- Required task
Can you write out every line from the start of the records below through the line containing "grid_levels = [1, 2]", leaving out any pictures?

——————

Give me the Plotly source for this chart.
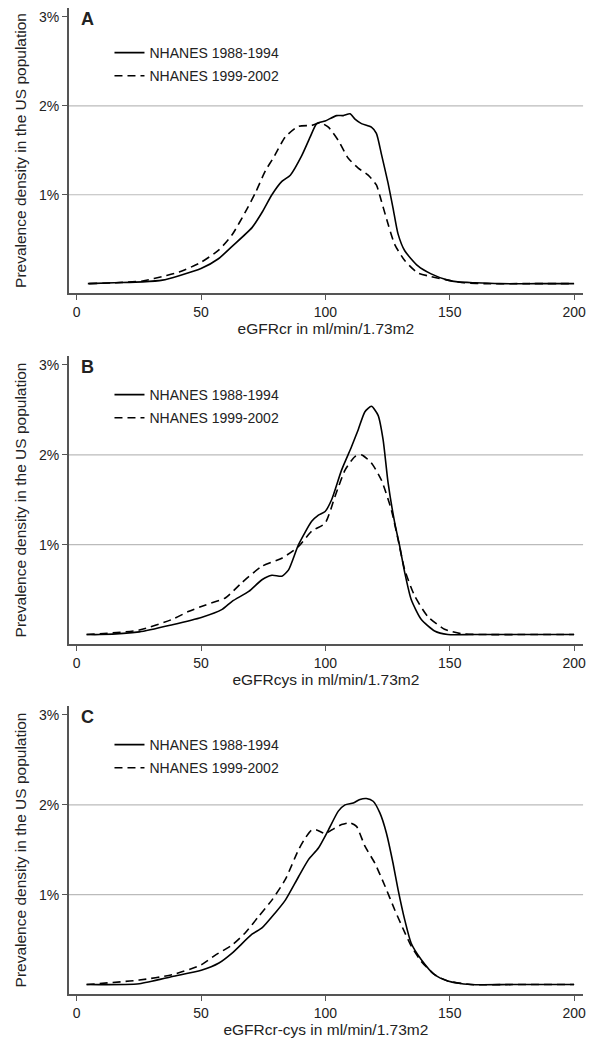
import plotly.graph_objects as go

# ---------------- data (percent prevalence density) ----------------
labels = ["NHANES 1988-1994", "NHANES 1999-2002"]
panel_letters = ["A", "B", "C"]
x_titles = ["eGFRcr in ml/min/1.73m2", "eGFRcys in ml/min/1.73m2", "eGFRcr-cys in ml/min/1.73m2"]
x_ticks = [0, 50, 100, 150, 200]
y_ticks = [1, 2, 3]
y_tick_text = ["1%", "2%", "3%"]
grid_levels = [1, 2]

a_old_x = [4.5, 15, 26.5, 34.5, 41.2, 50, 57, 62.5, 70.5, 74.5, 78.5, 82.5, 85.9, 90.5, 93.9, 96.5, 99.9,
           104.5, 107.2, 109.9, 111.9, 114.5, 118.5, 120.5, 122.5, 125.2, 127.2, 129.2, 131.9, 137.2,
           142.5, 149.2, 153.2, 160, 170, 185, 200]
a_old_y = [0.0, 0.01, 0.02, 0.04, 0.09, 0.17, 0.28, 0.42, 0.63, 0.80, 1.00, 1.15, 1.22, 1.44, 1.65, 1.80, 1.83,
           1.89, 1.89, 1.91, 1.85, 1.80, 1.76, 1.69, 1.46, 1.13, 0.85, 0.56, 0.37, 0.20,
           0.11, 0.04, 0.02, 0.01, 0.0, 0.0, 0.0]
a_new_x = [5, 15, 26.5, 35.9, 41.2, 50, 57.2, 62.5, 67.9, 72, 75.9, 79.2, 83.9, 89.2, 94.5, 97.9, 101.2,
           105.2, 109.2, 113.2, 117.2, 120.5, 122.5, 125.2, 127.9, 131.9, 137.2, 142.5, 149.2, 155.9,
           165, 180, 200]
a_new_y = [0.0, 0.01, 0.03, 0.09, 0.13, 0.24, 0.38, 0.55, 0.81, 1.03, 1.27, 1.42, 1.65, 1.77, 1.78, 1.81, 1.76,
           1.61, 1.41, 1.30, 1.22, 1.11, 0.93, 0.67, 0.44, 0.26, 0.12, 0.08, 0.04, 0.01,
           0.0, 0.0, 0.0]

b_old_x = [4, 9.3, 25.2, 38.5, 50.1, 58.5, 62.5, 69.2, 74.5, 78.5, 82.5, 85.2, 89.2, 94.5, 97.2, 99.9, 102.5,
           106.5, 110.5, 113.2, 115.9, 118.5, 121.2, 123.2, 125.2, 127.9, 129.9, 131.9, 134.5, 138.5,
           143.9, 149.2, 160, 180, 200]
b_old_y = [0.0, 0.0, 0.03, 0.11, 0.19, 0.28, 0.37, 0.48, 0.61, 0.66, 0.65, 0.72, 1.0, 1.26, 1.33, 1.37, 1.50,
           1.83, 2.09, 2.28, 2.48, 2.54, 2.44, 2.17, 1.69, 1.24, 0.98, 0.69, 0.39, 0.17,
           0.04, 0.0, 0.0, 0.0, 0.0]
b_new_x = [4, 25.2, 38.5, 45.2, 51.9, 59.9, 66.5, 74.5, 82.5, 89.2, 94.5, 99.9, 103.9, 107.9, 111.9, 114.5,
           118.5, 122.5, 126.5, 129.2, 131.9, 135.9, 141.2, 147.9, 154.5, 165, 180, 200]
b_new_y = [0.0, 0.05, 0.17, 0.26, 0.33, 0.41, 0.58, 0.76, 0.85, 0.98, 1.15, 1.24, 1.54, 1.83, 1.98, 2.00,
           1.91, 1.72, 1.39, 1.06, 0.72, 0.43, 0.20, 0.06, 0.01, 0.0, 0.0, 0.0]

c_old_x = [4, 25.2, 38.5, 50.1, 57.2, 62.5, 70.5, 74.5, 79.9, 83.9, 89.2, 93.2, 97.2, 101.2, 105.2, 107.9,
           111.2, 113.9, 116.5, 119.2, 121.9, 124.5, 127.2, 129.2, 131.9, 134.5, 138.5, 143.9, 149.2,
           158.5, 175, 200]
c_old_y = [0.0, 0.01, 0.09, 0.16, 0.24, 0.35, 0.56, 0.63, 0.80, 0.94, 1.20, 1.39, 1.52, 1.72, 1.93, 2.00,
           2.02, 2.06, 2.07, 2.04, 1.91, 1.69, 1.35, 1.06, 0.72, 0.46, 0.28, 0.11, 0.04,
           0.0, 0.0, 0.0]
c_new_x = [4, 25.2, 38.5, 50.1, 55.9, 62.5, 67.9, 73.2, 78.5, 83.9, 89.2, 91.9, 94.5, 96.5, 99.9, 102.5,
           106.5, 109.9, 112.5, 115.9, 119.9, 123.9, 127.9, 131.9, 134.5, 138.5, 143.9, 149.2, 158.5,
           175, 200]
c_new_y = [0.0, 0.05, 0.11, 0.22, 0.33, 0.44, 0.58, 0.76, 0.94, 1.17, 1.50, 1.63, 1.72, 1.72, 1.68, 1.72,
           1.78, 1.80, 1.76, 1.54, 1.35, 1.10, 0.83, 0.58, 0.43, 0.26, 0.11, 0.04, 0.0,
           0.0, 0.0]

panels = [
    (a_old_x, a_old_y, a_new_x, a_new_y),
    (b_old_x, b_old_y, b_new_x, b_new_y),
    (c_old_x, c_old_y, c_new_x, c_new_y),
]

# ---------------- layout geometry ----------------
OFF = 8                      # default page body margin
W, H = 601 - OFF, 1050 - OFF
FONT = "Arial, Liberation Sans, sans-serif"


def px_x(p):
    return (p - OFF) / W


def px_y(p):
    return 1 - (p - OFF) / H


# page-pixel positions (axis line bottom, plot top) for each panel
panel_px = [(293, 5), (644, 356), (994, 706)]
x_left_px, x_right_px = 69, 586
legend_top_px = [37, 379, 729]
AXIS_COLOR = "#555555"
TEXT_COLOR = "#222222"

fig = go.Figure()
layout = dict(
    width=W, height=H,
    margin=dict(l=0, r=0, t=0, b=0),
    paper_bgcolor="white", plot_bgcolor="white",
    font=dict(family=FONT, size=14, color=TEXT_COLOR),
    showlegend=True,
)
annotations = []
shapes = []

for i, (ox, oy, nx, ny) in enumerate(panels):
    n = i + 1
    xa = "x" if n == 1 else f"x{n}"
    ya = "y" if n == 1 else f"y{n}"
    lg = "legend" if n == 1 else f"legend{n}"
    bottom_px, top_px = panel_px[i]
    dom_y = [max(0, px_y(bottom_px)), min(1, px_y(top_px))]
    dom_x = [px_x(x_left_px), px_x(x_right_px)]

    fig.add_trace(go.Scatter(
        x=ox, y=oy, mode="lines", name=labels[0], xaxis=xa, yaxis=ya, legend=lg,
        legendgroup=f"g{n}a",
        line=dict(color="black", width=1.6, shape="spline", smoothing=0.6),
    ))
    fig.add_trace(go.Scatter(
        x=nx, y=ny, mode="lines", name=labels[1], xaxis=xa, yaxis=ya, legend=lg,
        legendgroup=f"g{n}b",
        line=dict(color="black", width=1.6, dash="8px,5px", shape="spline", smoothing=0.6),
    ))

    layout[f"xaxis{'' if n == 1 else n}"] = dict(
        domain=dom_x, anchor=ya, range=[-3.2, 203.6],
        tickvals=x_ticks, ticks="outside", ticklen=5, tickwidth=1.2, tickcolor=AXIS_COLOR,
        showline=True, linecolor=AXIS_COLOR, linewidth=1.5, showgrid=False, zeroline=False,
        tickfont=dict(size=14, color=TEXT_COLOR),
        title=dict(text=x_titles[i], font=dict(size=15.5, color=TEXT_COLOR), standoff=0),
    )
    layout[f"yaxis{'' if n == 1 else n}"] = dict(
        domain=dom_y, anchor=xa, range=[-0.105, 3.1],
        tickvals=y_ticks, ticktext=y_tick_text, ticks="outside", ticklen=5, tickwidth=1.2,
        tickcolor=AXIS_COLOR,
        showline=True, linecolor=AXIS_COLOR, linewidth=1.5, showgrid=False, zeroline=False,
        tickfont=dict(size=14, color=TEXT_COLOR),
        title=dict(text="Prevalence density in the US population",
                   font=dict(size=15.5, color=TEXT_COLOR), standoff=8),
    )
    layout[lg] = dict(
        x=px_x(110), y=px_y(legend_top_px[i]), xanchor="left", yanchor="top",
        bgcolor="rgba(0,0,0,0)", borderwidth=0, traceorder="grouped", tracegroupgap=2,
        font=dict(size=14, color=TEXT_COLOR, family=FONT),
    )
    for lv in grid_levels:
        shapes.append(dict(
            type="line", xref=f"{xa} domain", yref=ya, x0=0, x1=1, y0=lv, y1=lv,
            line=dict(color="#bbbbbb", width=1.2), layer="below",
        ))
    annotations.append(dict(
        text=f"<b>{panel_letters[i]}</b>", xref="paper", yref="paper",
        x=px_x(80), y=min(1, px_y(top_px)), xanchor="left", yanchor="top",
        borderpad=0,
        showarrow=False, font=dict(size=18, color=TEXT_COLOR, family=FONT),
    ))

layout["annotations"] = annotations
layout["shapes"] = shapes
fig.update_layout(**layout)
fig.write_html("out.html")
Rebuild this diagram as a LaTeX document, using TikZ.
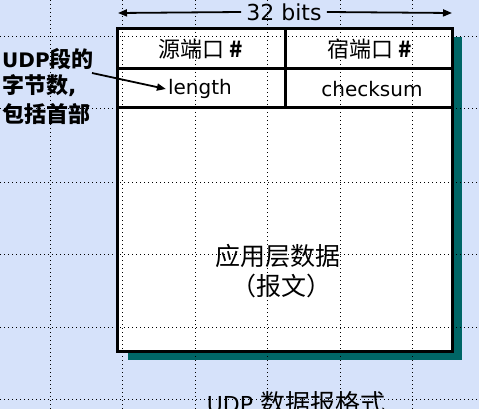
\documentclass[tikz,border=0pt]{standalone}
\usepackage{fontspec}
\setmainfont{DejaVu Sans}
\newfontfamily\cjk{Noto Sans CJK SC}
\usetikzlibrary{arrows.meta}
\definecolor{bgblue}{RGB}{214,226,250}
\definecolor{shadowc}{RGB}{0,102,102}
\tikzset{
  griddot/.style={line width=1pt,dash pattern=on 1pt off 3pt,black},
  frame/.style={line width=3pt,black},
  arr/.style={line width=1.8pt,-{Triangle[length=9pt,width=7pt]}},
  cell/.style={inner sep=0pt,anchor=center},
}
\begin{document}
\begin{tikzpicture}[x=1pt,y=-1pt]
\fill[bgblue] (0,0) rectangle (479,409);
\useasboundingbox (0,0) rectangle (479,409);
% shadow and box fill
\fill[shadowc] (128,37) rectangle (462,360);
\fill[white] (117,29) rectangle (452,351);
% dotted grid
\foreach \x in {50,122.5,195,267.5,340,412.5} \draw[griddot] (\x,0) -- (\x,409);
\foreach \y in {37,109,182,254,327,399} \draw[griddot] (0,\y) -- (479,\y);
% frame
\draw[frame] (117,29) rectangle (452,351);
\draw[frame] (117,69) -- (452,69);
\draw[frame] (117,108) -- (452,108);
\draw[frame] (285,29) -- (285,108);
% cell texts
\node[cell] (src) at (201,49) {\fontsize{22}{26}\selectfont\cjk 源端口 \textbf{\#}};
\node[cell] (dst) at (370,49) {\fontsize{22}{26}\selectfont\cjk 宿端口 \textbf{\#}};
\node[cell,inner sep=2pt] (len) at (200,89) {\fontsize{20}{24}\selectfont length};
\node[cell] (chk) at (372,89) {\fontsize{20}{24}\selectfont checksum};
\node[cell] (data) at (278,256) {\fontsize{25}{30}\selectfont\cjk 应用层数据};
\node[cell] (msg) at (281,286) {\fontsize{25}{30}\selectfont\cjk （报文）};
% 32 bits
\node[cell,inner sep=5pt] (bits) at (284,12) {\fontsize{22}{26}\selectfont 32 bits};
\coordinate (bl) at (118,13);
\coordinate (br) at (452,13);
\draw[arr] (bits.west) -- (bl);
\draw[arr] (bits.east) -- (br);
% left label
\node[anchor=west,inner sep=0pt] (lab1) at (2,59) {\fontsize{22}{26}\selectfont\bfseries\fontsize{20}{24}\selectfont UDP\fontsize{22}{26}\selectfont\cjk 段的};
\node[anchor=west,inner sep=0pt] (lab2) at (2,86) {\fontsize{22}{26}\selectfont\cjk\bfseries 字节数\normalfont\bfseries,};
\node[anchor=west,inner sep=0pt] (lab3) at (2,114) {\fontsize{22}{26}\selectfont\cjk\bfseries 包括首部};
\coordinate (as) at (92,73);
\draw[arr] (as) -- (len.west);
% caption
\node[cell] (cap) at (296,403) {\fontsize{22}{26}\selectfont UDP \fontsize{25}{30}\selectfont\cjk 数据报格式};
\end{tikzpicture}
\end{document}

——————

- Answer for this exercise
Give me the Plotly source for this chart.
import plotly.graph_objects as go

# ---------------- data (percent prevalence density) ----------------
labels = ["NHANES 1988-1994", "NHANES 1999-2002"]
panel_letters = ["A", "B", "C"]
x_titles = ["eGFRcr in ml/min/1.73m2", "eGFRcys in ml/min/1.73m2", "eGFRcr-cys in ml/min/1.73m2"]
x_ticks = [0, 50, 100, 150, 200]
y_ticks = [1, 2, 3]
y_tick_text = ["1%", "2%", "3%"]
grid_levels = [1, 2]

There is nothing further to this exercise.